Humankind's fascination with precious stones long predates the establishment of gemology. The Romans believed that diamonds were splinters of falling stars, while the ancient Greeks considered them to be the tears of the gods.
Pearls were also highly prized in ancient societies. Regarded as a currency for affection and love, the silky round bulbs were often offered to women on their wedding days to promote fertility. Today, the value of a gem is more likely to be dictated by auction records than superstition. But while you can put a price on a precious stone, its value is determined by more than just supply and demand.

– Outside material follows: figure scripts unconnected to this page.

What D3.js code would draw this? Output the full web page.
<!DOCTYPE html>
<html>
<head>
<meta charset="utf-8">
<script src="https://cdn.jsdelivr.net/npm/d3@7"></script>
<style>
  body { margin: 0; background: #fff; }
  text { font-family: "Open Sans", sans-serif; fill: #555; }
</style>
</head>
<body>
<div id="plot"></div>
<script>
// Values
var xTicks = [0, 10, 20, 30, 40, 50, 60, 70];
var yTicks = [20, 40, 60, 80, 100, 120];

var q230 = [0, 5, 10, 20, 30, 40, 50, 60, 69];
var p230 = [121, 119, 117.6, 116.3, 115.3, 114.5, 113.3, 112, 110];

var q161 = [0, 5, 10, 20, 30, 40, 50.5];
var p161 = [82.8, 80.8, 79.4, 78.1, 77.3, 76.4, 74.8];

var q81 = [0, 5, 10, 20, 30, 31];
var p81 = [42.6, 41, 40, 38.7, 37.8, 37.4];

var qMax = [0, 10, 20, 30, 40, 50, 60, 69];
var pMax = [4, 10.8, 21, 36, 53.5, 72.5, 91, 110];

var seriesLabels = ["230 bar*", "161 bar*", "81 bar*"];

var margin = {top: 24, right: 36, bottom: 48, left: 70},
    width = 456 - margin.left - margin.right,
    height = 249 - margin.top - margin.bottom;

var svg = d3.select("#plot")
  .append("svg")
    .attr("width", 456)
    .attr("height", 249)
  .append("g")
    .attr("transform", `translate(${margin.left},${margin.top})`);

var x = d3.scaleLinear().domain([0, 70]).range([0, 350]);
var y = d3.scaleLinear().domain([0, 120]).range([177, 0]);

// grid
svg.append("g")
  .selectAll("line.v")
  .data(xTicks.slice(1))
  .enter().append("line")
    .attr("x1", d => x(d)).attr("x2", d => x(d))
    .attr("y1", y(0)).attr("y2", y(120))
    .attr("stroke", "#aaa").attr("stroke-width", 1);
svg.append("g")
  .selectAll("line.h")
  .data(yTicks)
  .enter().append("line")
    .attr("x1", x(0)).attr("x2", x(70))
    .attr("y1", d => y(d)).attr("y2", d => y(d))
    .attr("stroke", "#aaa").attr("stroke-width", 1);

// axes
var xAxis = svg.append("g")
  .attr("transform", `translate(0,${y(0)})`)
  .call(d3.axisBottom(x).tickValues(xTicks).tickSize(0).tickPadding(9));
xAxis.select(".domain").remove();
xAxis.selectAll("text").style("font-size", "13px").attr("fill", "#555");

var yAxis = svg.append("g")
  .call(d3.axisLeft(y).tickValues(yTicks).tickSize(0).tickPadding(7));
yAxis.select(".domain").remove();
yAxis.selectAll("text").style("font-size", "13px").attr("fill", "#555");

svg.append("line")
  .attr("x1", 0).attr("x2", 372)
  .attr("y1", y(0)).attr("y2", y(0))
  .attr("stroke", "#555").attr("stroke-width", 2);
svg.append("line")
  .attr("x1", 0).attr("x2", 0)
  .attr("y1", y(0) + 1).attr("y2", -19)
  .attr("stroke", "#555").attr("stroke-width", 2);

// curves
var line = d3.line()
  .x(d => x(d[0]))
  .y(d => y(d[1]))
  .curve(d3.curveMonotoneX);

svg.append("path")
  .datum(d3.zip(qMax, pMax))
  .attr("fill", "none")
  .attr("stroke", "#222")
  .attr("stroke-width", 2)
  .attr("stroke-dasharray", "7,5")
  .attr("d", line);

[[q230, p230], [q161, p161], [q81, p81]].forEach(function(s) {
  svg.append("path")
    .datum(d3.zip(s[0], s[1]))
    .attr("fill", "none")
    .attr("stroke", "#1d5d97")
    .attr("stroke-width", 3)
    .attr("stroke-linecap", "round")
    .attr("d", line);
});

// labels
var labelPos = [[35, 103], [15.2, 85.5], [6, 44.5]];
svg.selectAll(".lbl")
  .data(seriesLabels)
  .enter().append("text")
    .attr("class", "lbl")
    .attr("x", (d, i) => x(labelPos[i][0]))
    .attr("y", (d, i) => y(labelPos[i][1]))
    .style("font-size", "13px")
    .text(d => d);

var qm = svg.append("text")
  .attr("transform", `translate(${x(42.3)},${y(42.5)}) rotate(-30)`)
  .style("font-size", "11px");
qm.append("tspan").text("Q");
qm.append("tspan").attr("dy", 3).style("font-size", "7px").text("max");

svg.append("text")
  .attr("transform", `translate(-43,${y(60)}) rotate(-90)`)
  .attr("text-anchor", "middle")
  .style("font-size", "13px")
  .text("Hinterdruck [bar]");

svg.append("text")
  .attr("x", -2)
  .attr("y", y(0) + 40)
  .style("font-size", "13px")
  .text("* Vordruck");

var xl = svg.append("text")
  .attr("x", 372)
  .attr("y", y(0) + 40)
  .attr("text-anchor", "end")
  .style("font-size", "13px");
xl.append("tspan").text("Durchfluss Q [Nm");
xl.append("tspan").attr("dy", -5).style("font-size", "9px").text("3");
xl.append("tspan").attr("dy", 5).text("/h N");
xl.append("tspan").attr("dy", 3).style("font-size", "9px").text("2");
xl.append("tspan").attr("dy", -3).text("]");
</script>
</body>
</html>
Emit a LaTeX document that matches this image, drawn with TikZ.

There may be evolutionary reasons why we gravitate towards shiny objects. Research published in the Journal of Consumer Psychology suggests that gems evoke the glossy surface of a body of water. Our pursuit of them may be rooted in a simple urge to survive.
In the study, researchers blindfolded participants and asked them to touch a picture of a landscape. They were then asked to guess how much water featured in the image. Those touching glossy surfaces guessed a higher proportion of water than those given matte paper.
The study's co-author, Dr. Vanessa Patrick, believes that the association between glossy surfaces and the images they conjure may offer evolutionary reasons for our love of shiny objects. "We wanted to rule out the 'pretty' explanation," said Patrick, who's also a professor of marketing and director of doctoral programs at the University of Houston.
Pearls have often been used to project power, according to Inezita Gay-Eckel, a jewelry historian and professor at L'École, a Paris-based school founded by the jewelry brand Van Cleef & Arpels.
Today, there are scientific ways of assessing the value of a precious stone. In addition to its rarity, a gem's market value is often determined by its clarity, cut, color and carat -- colloquially known as the "four Cs."
But ultimately, a jewel is worth whatever bidders are willing to pay for it. Just like in the art world, contemporary culture and trends also play their part.